Was die Welt zusammenhält, sind chemische Bindungen - und die lassen sich theoretisch simulieren, aber nicht räumlich vermessen. Zumindest war das früher so. Mit einer Kombination aus Elektronenstrahl- und Röntgenbeugung haben Physiker nun die Molekülorbitale in Kupfer(I)oxid sichtbar gemacht. Ihre Bilder bestätigen die Vorhersagen der Quantenmechanik und weisen zur Überraschung vieler Wissenschaftler nach, daß in dem Material auch kovalente Bindungen vorkommen.
Der Ort und die Bewegung eines Elektrons lassen sich nicht zugleich beliebig genau angeben.

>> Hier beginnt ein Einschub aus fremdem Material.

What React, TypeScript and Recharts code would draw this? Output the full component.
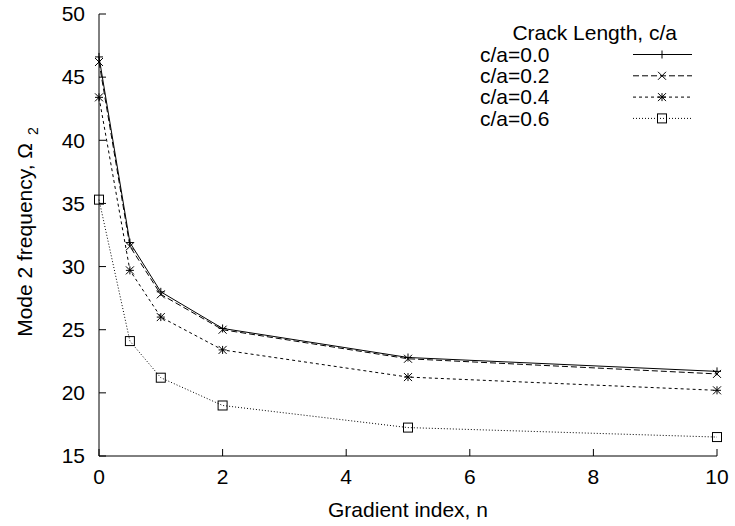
import { LineChart, Line, XAxis, YAxis, Legend } from "recharts";

// gradient index n (x) and mode 2 frequency for each crack length
const gradientIndex = [0, 0.5, 1, 2, 5, 10];
const crack00 = [46.6, 31.9, 28.0, 25.1, 22.8, 21.7];
const crack02 = [46.2, 31.6, 27.8, 25.0, 22.7, 21.5];
const crack04 = [43.4, 29.7, 26.0, 23.4, 21.25, 20.2];
const crack06 = [35.3, 24.1, 21.2, 19.0, 17.25, 16.5];

const seriesNames = ["c/a=0.0", "c/a=0.2", "c/a=0.4", "c/a=0.6"];
const xTicks = [0, 2, 4, 6, 8, 10];
const yTicks = [15, 20, 25, 30, 35, 40, 45, 50];

const FONT = "'Liberation Sans', Arial, Helvetica, sans-serif";
const FS = 21;

type Marker = "plus" | "cross" | "star" | "square";

const series: { key: string; name: string; dash?: string; marker: Marker }[] = [
  { key: "c00", name: seriesNames[0], marker: "plus" },
  { key: "c02", name: seriesNames[1], dash: "6 3", marker: "cross" },
  { key: "c04", name: seriesNames[2], dash: "3 3", marker: "star" },
  { key: "c06", name: seriesNames[3], dash: "1 2", marker: "square" },
];

const data = gradientIndex.map((n, i) => ({
  n,
  c00: crack00[i],
  c02: crack02[i],
  c04: crack04[i],
  c06: crack06[i],
}));

function MarkerShape({ cx, cy, kind }: { cx: number; cy: number; kind: Marker }) {
  const s = 4;
  const st = { stroke: "#000", strokeWidth: 1, fill: "none" };
  if (kind === "plus")
    return (
      <g>
        <line x1={cx - s} x2={cx + s} y1={cy} y2={cy} {...st} />
        <line x1={cx} x2={cx} y1={cy - s} y2={cy + s} {...st} />
      </g>
    );
  if (kind === "cross")
    return (
      <g>
        <line x1={cx - s} x2={cx + s} y1={cy - s} y2={cy + s} {...st} />
        <line x1={cx - s} x2={cx + s} y1={cy + s} y2={cy - s} {...st} />
      </g>
    );
  if (kind === "star")
    return (
      <g>
        <line x1={cx - s} x2={cx + s} y1={cy} y2={cy} {...st} />
        <line x1={cx} x2={cx} y1={cy - s} y2={cy + s} {...st} />
        <line x1={cx - s} x2={cx + s} y1={cy - s} y2={cy + s} {...st} />
        <line x1={cx - s} x2={cx + s} y1={cy + s} y2={cy - s} {...st} />
      </g>
    );
  return <rect x={cx - 4.5} y={cy - 4.5} width={9} height={9} {...st} />;
}

const textStyle = { fontFamily: FONT, fontSize: FS, fill: "#000" };

const BottomTick = (p: any) => (
  <g>
    <line x1={p.x} x2={p.x} y1={p.y} y2={p.y - 7} stroke="#000" />
    <text x={p.x} y={p.y + 21} dy="0.35em" textAnchor="middle" style={textStyle}>
      {p.payload.value}
    </text>
  </g>
);

const TopTick = (p: any) => (
  <line x1={p.x} x2={p.x} y1={p.y} y2={p.y + 7} stroke="#000" />
);

const LeftTick = (p: any) => (
  <g>
    <line x1={p.x} x2={p.x + 7} y1={p.y} y2={p.y} stroke="#000" />
    <text x={p.x - 14} y={p.y} dy="0.35em" textAnchor="end" style={textStyle}>
      {p.payload.value}
    </text>
  </g>
);

const RightTick = (p: any) => (
  <line x1={p.x} x2={p.x - 7} y1={p.y} y2={p.y} stroke="#000" />
);

const renderLegend = () => (
  <svg width={735} height={140} style={{ display: "block" }}>
    <text x={677} y={33} dy="0.35em" textAnchor="end" style={textStyle}>
      Crack Length, c/a
    </text>
    {series.map((s, i) => {
      const y = 54.5 + i * 21.3;
      return (
        <g key={s.key}>
          <text x={480} y={y} dy="0.35em" style={textStyle}>
            {s.name}
          </text>
          <line x1={633} x2={692} y1={y} y2={y} stroke="#000" strokeDasharray={s.dash} />
          <MarkerShape cx={662} cy={y} kind={s.marker} />
        </g>
      );
    })}
  </svg>
);

export default function App() {
  return (
    <div style={{ position: "absolute", left: 0, top: 0, background: "#fff" }}>
      <LineChart
        width={735}
        height={526}
        data={data}
        margin={{ top: 14, right: 18, left: 0, bottom: 0 }}
      >
        <XAxis
          dataKey="n"
          type="number"
          domain={[0, 10]}
          ticks={xTicks}
          interval={0}
          height={70}
          tickSize={0}
          tickMargin={0}
          tickLine={false}
          tick={BottomTick}
          axisLine={{ stroke: "#000" }}
          label={{
            content: (props: any) => {
              const vb = props.viewBox;
              return (
                <text x={vb.x + vb.width / 2} y={vb.y + 54} dy="0.35em" textAnchor="middle" style={textStyle}>
                  Gradient index, n
                </text>
              );
            },
          }}
        />
        <XAxis
          xAxisId="top"
          orientation="top"
          dataKey="n"
          type="number"
          domain={[0, 10]}
          ticks={xTicks}
          interval={0}
          height={0}
          tickSize={0}
          tickMargin={0}
          tickLine={false}
          tick={TopTick}
          axisLine={{ stroke: "#000" }}
        />
        <YAxis
          type="number"
          domain={[15, 50]}
          ticks={yTicks}
          interval={0}
          width={99}
          tickSize={0}
          tickMargin={0}
          tickLine={false}
          tick={LeftTick}
          axisLine={{ stroke: "#000" }}
          label={{
            content: (props: any) => {
              const vb = props.viewBox;
              const cx = 25;
              const cy = vb.y + vb.height / 2 - 3;
              return (
                <text
                  x={cx}
                  y={cy}
                  transform={`rotate(-90, ${cx}, ${cy})`}
                  textAnchor="middle"
                  dy="0.35em"
                  style={textStyle}
                >
                  Mode 2 frequency, Ω
                  <tspan dx={8} dy={6} fontSize={14}>
                    2
                  </tspan>
                </text>
              );
            },
          }}
        />
        <YAxis
          yAxisId="right"
          orientation="right"
          type="number"
          domain={[15, 50]}
          ticks={yTicks}
          interval={0}
          width={0}
          tickSize={0}
          tickMargin={0}
          tickLine={false}
          tick={RightTick}
          axisLine={{ stroke: "#000" }}
        />
        <Legend
          layout="vertical"
          align="center"
          verticalAlign="middle"
          content={renderLegend}
          wrapperStyle={{ left: 0, top: 0, width: 735, height: 140 }}
        />
        {series.map((s) => (
          <Line
            key={s.key}
            dataKey={s.key}
            name={s.name}
            type="linear"
            stroke="#000"
            strokeWidth={1}
            strokeDasharray={s.dash}
            isAnimationActive={false}
            activeDot={false}
            dot={(p: any) => <MarkerShape key={`${s.key}-${p.index}`} cx={p.cx} cy={p.cy} kind={s.marker} />}
          />
        ))}
      </LineChart>
    </div>
  );
}
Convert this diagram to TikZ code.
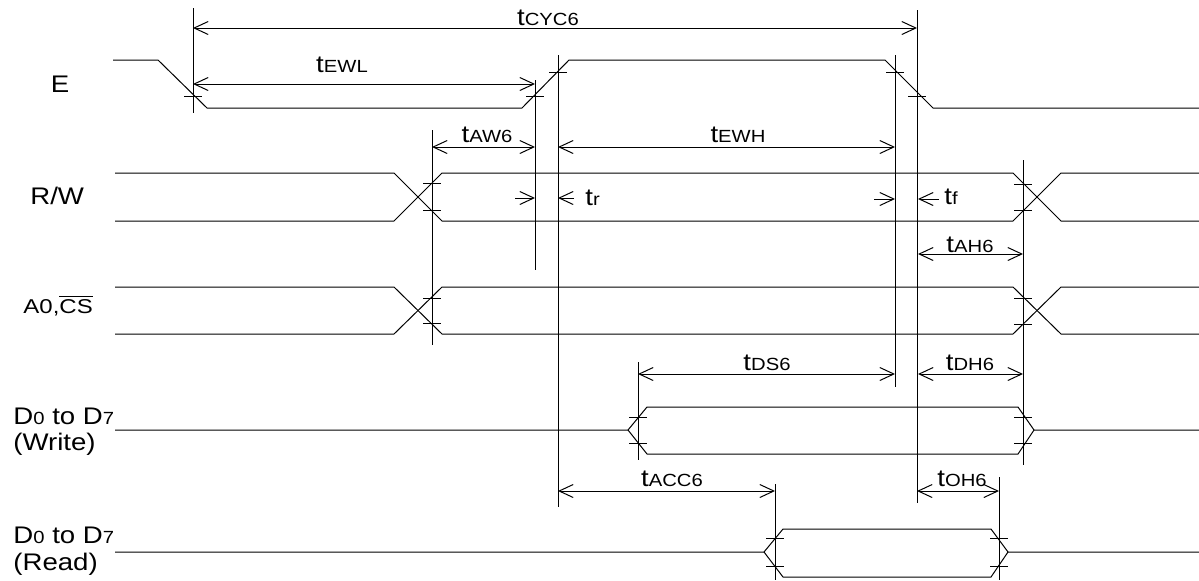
\documentclass[tikz,border=0pt]{standalone}
\usepackage{fontspec}
\setmainfont{Liberation Sans}
\newfontfamily\sigfont[FakeStretch=1.15]{Liberation Sans}
\newfontfamily\widefont[FakeStretch=1.2]{Liberation Sans}
\usetikzlibrary{arrows.meta,positioning}

\newcommand{\tsub}[1]{t{\fontsize{8.8}{10}\selectfont #1}}
\newcommand{\dsub}[1]{D{\fontsize{8.8}{10}\selectfont #1}}

\tikzset{
  sig/.style={line width=0.5pt},
  guide/.style={line width=0.5pt},
  dimarr/.style={line width=0.5pt,{Straight Barb[length=7pt,width=6.5pt]}-{Straight Barb[length=7pt,width=6.5pt]}},
  outarr/.style={line width=0.5pt,-{Straight Barb[length=7pt,width=6.5pt]}},
  lbl/.style={font=\sigfont\fontsize{12}{14}\selectfont,inner sep=0pt,anchor=base},
  siglbl/.style={lbl,anchor=base west}
}

\begin{document}
\begin{tikzpicture}[x=0.5pt,y=-0.5pt]

\useasboundingbox (0,0) rectangle (1199,580);

% signal names
\node[lbl] (nE) at (60,92) {E};
\node[siglbl] (nRW) at (30,204) {R/W};
\node[siglbl,font=\widefont\fontsize{10}{12}\selectfont] (nCS) at (23,313) {A0,$\overline{\mbox{CS}}$};
\node[siglbl] (nDW) at (13,424) {\dsub{0} to \dsub{7}};
\node[siglbl] (nW) at (13,450) {(Write)};
\node[siglbl] (nDR) at (13,543) {\dsub{0} to \dsub{7}};
\node[siglbl] (nR) at (13,570) {(Read)};

% waveforms
\draw[sig] (113,60) -- (158,60) -- (207,108) -- (522,108) -- (569,60) -- (885,60) -- (933,108) -- (1199,108);

\foreach \hi/\lo in {173/221, 287/334} {
  \draw[sig] (115,\hi) -- (394,\hi) -- (442,\lo) -- (1013,\lo) -- (1061,\hi) -- (1199,\hi);
  \draw[sig] (115,\lo) -- (394,\lo) -- (442,\hi) -- (1013,\hi) -- (1061,\lo) -- (1199,\lo);
}

\draw[sig] (115,430) -- (628,430) -- (647,407) -- (1018,407) -- (1034,430) -- (1199,430);
\draw[sig] (628,430) -- (647,454) -- (1018,454) -- (1034,430);

\draw[sig] (115,552) -- (764,552) -- (783,529) -- (991,529) -- (1008,552) -- (1199,552);
\draw[sig] (764,552) -- (783,577) -- (991,577) -- (1008,552);

% reference lines
\foreach \x/\top/\bot in {
  193/8/113,
  917/10/503,
  535/80/270,
  558/55/507,
  895/55/387,
  432/130/345,
  1023/160/465,
  638/362/460,
  775/484/580,
  999/477/580}
    \draw[guide] (\x,\top) -- (\x,\bot);

% level marks
\foreach \x/\y in {
  193/96, 535/96, 558/72, 895/72, 917/96,
  432/183, 432/210, 1023/184, 1023/210,
  432/298, 432/323, 1023/298, 1023/324,
  638/417, 638/443, 1023/417, 1023/443,
  775/538, 775/566, 999/538, 999/566}
    \draw[guide] (\x-9,\y) -- (\x+9,\y);

% timing parameters
\draw[dimarr] (193,28) -- (917,28);
\node[lbl] (cyc) at (548,25) {\tsub{CYC6}};

\draw[dimarr] (193,84) -- (535,84);
\node[lbl] (ewl) at (342,72) {\tsub{EWL}};

\draw[dimarr] (432,147) -- (535,147);
\node[lbl] (aw) at (487,142) {\tsub{AW6}};

\draw[dimarr] (558,147) -- (895,147);
\node[lbl] (ewh) at (738,142) {\tsub{EWH}};

\draw[outarr] (515,198) -- (535,198);
\draw[outarr] (574,198) -- (558,198);
\node[lbl,anchor=base west] (tr) at (585,205) {\tsub{r}};

\draw[outarr] (874,199) -- (895,199);
\draw[outarr] (939,199) -- (918,199);
\node[lbl,anchor=base west] (tf) at (944,204) {\tsub{f}};

\draw[dimarr] (918,254) -- (1023,254);
\node[lbl] (ah) at (970,252) {\tsub{AH6}};

\draw[dimarr] (638,374) -- (895,374);
\node[lbl] (ds) at (767,370) {\tsub{DS6}};

\draw[dimarr] (918,374) -- (1023,374);
\node[lbl] (dh) at (970,370) {\tsub{DH6}};

\draw[dimarr] (558,491) -- (775,491);
\node[lbl] (acc) at (672,486) {\tsub{ACC6}};

\draw[dimarr] (917,491) -- (999,491);
\node[lbl] (oh) at (962,486) {\tsub{OH6}};

\end{tikzpicture}
\end{document}
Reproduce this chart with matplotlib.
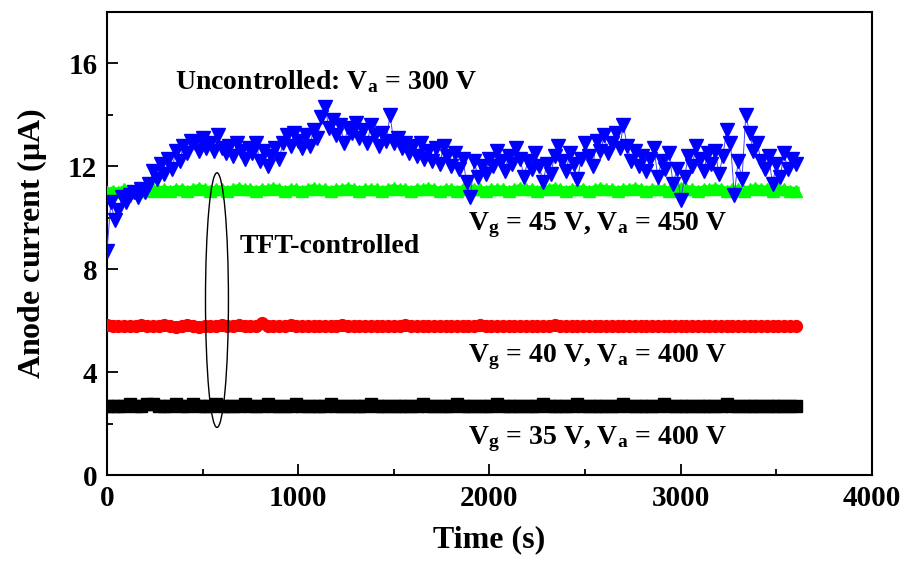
import numpy as np
import matplotlib
matplotlib.use('Agg')
from matplotlib import pyplot as plt
from matplotlib.patches import Ellipse
from matplotlib.ticker import MultipleLocator

plt.rcParams['font.family'] = 'Liberation Serif'
plt.rcParams['font.weight'] = 'bold'
plt.rcParams['axes.labelweight'] = 'bold'
plt.rcParams['mathtext.fontset'] = 'custom'
plt.rcParams['mathtext.rm'] = 'Liberation Serif:bold'
plt.rcParams['mathtext.bf'] = 'Liberation Serif:bold'
plt.rcParams['mathtext.it'] = 'Liberation Serif:bold'

# uncontrolled, Va = 300 V (one reading every 20 s)
BLUE_STEP = 20
blue = [
    8.7, 10.6, 9.9, 10.3, 10.8, 10.6, 10.9, 11.0, 10.8, 11.1,
    11.0, 11.3, 11.8, 11.5, 12.1, 11.7, 12.3, 11.9, 12.6, 12.2,
    12.8, 12.5, 13.0, 12.9, 12.6, 13.1, 12.7, 12.9, 12.6, 13.2,
    12.7, 12.5, 12.8, 12.4, 12.9, 12.6, 12.3, 12.7, 12.5, 12.9,
    12.2, 12.6, 12.0, 12.4, 12.7, 12.3, 12.9, 13.2, 12.8, 13.3,
    13.0, 12.7, 13.2, 12.8, 13.4, 13.1, 13.9, 14.3, 13.5, 13.8,
    13.2, 13.6, 12.9, 13.5, 13.3, 13.7, 13.1, 13.4, 12.9, 13.6,
    13.2, 12.8, 13.3, 13.0, 14.0, 12.9, 13.1, 12.7, 12.9, 12.5,
    12.8, 12.4, 12.9, 12.3, 12.6, 12.2, 12.7, 12.1, 12.8, 12.4,
    12.0, 12.5, 11.9, 12.3, 11.4, 10.8, 12.2, 11.6, 12.0, 11.7,
    12.3, 12.0, 12.6, 12.2, 11.8, 12.4, 12.1, 12.7, 12.3, 11.6,
    12.2, 11.9, 12.5, 12.0, 11.4, 12.1, 11.7, 12.4, 12.8, 12.2,
    11.8, 12.5, 12.1, 11.5, 12.3, 12.9, 12.4, 12.0, 13.0, 12.6,
    13.2, 12.5, 12.9, 13.3, 12.7, 13.6, 12.8, 12.2, 12.6, 12.0,
    12.4, 11.8, 12.3, 12.7, 11.6, 12.2, 11.9, 12.5, 11.3, 11.9,
    10.7, 11.6, 12.4, 12.0, 12.8, 12.3, 11.8, 12.5, 12.1, 12.6,
    11.7, 12.4, 13.4, 12.9, 10.9, 12.2, 11.5, 14.0, 13.3, 12.6,
    12.9, 12.2, 11.9, 12.4, 11.3, 12.1, 11.6, 12.5, 11.9, 12.3,
    12.1,
]

# TFT-controlled series (one reading every 30 s)
FLAT_STEP = 30
green = [
    11.0, 11.05, 11.0, 11.1, 11.05, 11.0, 11.1, 11.05, 11.1, 11.05,
    11.1, 11.05, 11.1, 11.1, 11.05, 11.1, 11.15, 11.1, 11.05, 11.1,
    11.1, 11.05, 11.1, 11.15, 11.1, 11.1, 11.05, 11.1, 11.1, 11.15,
    11.1, 11.05, 11.1, 11.1, 11.05, 11.1, 11.15, 11.1, 11.1, 11.05,
    11.1, 11.1, 11.15, 11.1, 11.05, 11.1, 11.1, 11.1, 11.05, 11.1,
    11.15, 11.1, 11.1, 11.05, 11.1, 11.1, 11.15, 11.1, 11.05, 11.1,
    11.1, 11.05, 11.1, 11.15, 11.1, 11.1, 11.05, 11.1, 11.1, 11.1,
    11.05, 11.1, 11.15, 11.1, 11.1, 11.05, 11.1, 11.1, 11.15, 11.1,
    11.05, 11.1, 11.1, 11.1, 11.05, 11.1, 11.15, 11.1, 11.1, 11.05,
    11.1, 11.1, 11.15, 11.1, 11.05, 11.1, 11.1, 11.1, 11.05, 11.1,
    11.15, 11.1, 11.1, 11.05, 11.1, 11.1, 11.15, 11.1, 11.05, 11.1,
    11.1, 11.05, 11.1, 11.15, 11.1, 11.1, 11.05, 11.1, 11.1, 11.05,
    11.05,
]
red = [
    5.85, 5.8, 5.8, 5.8, 5.8, 5.8, 5.85, 5.8, 5.8, 5.8,
    5.85, 5.8, 5.75, 5.8, 5.85, 5.8, 5.75, 5.8, 5.8, 5.8,
    5.85, 5.8, 5.8, 5.85, 5.8, 5.8, 5.8, 5.9, 5.8, 5.8,
    5.8, 5.8, 5.85, 5.8, 5.8, 5.8, 5.8, 5.8, 5.8, 5.8,
    5.8, 5.85, 5.8, 5.8, 5.8, 5.8, 5.8, 5.8, 5.8, 5.8,
    5.8, 5.8, 5.85, 5.8, 5.8, 5.8, 5.8, 5.8, 5.8, 5.8,
    5.8, 5.8, 5.8, 5.8, 5.8, 5.85, 5.8, 5.8, 5.8, 5.8,
    5.8, 5.8, 5.8, 5.8, 5.8, 5.8, 5.8, 5.8, 5.85, 5.8,
    5.8, 5.8, 5.8, 5.8, 5.8, 5.8, 5.8, 5.8, 5.8, 5.8,
    5.8, 5.8, 5.8, 5.8, 5.8, 5.8, 5.8, 5.8, 5.8, 5.8,
    5.8, 5.8, 5.8, 5.8, 5.8, 5.8, 5.8, 5.8, 5.8, 5.8,
    5.8, 5.8, 5.8, 5.8, 5.8, 5.8, 5.8, 5.8, 5.8, 5.8,
    5.8,
]
black = [
    2.7, 2.7, 2.7, 2.7, 2.75, 2.7, 2.7, 2.75, 2.75, 2.7,
    2.7, 2.7, 2.75, 2.7, 2.7, 2.75, 2.7, 2.7, 2.7, 2.75,
    2.7, 2.7, 2.7, 2.7, 2.75, 2.7, 2.7, 2.7, 2.75, 2.7,
    2.7, 2.7, 2.7, 2.75, 2.7, 2.7, 2.7, 2.7, 2.7, 2.75,
    2.7, 2.7, 2.7, 2.7, 2.7, 2.7, 2.75, 2.7, 2.7, 2.7,
    2.7, 2.7, 2.7, 2.7, 2.7, 2.75, 2.7, 2.7, 2.7, 2.7,
    2.7, 2.75, 2.7, 2.7, 2.7, 2.7, 2.7, 2.7, 2.75, 2.7,
    2.7, 2.7, 2.7, 2.7, 2.7, 2.7, 2.75, 2.7, 2.7, 2.7,
    2.7, 2.7, 2.75, 2.7, 2.7, 2.7, 2.7, 2.7, 2.7, 2.7,
    2.75, 2.7, 2.7, 2.7, 2.7, 2.7, 2.7, 2.75, 2.7, 2.7,
    2.7, 2.7, 2.7, 2.7, 2.7, 2.7, 2.7, 2.7, 2.75, 2.7,
    2.7, 2.7, 2.7, 2.7, 2.7, 2.7, 2.7, 2.7, 2.7, 2.7,
    2.7,
]

TEXT_SIZE = 20


def main():
    fig = plt.figure(figsize=(9.09, 5.78), dpi=100)
    ax = fig.add_axes([0.1177, 0.1782, 0.8416, 0.801])

    t_flat = np.arange(len(green)) * FLAT_STEP
    t_blue = np.arange(len(blue)) * BLUE_STEP

    ax.plot(t_flat, black, ls='-', lw=6, marker='s', ms=8.5, color='black', zorder=3)
    ax.plot(t_flat, red, ls='-', lw=6, marker='o', ms=8.5, color='red', zorder=3)
    ax.plot(t_flat, green, ls='-', lw=6, marker='^', ms=9, color='#00ff00', zorder=3)
    ax.plot(t_blue, blue, '-', lw=0.7, color='#4444ff', zorder=4)
    ax.plot(t_blue, blue, ls='none', marker='v', ms=10.5, color='#0000ff', zorder=4)

    ax.add_patch(Ellipse((575, 6.8), 120, 9.9, fill=False, lw=1.0,
                         edgecolor='black', zorder=5))

    ax.text(355, 15.3, r'Uncontrolled: V$_\mathrm{a}$ = 300 V',
            fontsize=TEXT_SIZE, va='center')
    ax.text(695, 8.9, 'TFT-controlled', fontsize=TEXT_SIZE, va='center')
    ax.text(1888, 9.7, r'V$_\mathrm{g}$ = 45 V, V$_\mathrm{a}$ = 450 V',
            fontsize=TEXT_SIZE, va='center')
    ax.text(1888, 4.6, r'V$_\mathrm{g}$ = 40 V, V$_\mathrm{a}$ = 400 V',
            fontsize=TEXT_SIZE, va='center')
    ax.text(1888, 1.4, r'V$_\mathrm{g}$ = 35 V, V$_\mathrm{a}$ = 400 V',
            fontsize=TEXT_SIZE, va='center')

    ax.set_xlim(0, 4000)
    ax.set_ylim(0, 18)
    ax.xaxis.set_major_locator(MultipleLocator(1000))
    ax.xaxis.set_minor_locator(MultipleLocator(500))
    ax.yaxis.set_major_locator(MultipleLocator(4))
    ax.yaxis.set_minor_locator(MultipleLocator(2))
    ax.tick_params(which='both', direction='in', width=1.3, labelsize=21, pad=7)
    ax.tick_params(which='major', length=8)
    ax.tick_params(which='minor', length=4)
    for side in ax.spines.values():
        side.set_linewidth(1.5)

    ax.set_xlabel('Time (s)', fontsize=23, labelpad=10)
    ax.set_ylabel(r'Anode current ($\mathrm{\mu}$A)', fontsize=23, labelpad=14)

    fig.savefig('out.png', dpi=100)


if __name__ == "__main__":
    main()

Deshalb beschreiben die Gleichungen der Quantenmechanik auch nur, wie groß seine Aufenthaltswahrscheinlichkeiten an den verschiedenen Raumpunkten sind. Bereiche, in denen das Elektron mit einer vorher festgesetzten Wahrscheinlichkeit von zum Beispiel neunzig Prozent zu finden ist, werden als Orbitale bezeichnet. Je nach Energiegehalt des Elektrons und den Einflüssen der Umgebung haben diese Orbitale verschiedene Namen und Formen, angefangen vom einfach kugelförmigen 1s-Orbital ganz nahe am Atomkern bis hin zu seltsamen Strukturen, die entstehen, wenn sich Orbitale von zwei Atomen überlagern.

Jian-Min Zuo und John C.H. Spence von der Arizona State University sowie ihre Kollegen fanden in ihren Messungen an Cuprit (Cu2O) kompliziert geformte Orbitale, die aus der Hybridisierung – also der Vermischung – von einem s- und zwei dz-Orbitalen hervorgegangen sind. Deren Aussehen entsprach genau den theoretischen Berechnungen: eine Hantel mit einem Ring und zwei weiteren Ringen, die an dreiblättrige Blüten erinnern (Nature vom 2. September 1999).

Damit ist ein langer Disput in der Festkörperphysik wahrscheinlich geklärt. Denn zum ersten Mal gibt es nun experimentelle Hinweise dafür, daß neben ionischen Bindungen, bei denen die Atome Elektronen ganz verlieren oder neu bekommen, auch kovalente Bindungen, deren Elektronen beiden Atomen gemeinsam gehören, in dem Material auftreten. Darüber hinaus zeigen die Bilder auch schwache Anzeichen von Elektronen zwischen den Kupferatomen, was auf Bindungen zwischen den Metallatomen hindeutet. Die Zustände in dem Cuprit sind anscheinend komplizierter, als Wissenschaftler bisher angenommen haben. "Vor allem die Hinweise für kovalente Bindungen zwischen Metallen könnten uns zwingen, die Lehrbücher der Chemie neu zu schreiben", sagt Spence. "Die Chemie hat immer angenommen, das sei in diesem Material nur zwischen Kupfer und Sauerstoff möglich. Bislang wurden diese chemischen Bindungen übersehen, weil sie nur ganz wenig von der ladungsverteilung in Atomen ohne Bindung abweichen."

Die Empfindlichkeit der neuen Meßmethode war dagegen höher als in allen vorherigen Untersuchungen. Eine Kombination von Kleinwinkelstreuung der Elektronen und großwinklige Ablenkung der Röntgenstrahlung lieferte detallierte Werte, aus denen ein Computer dann die Bilder berechnete. Trotz des Rechners handelt es sich bei den Daten jedoch um keine Simulation, sondern wirklich empirisch gewonnene Ergebnisse. "Es ist das erste Mal, daß wir ein Orbital mit dieser Genauigkeit gesehen haben", meint Zuo. "Es ist ein direkter experimenteller Beweis des Quantenmodells."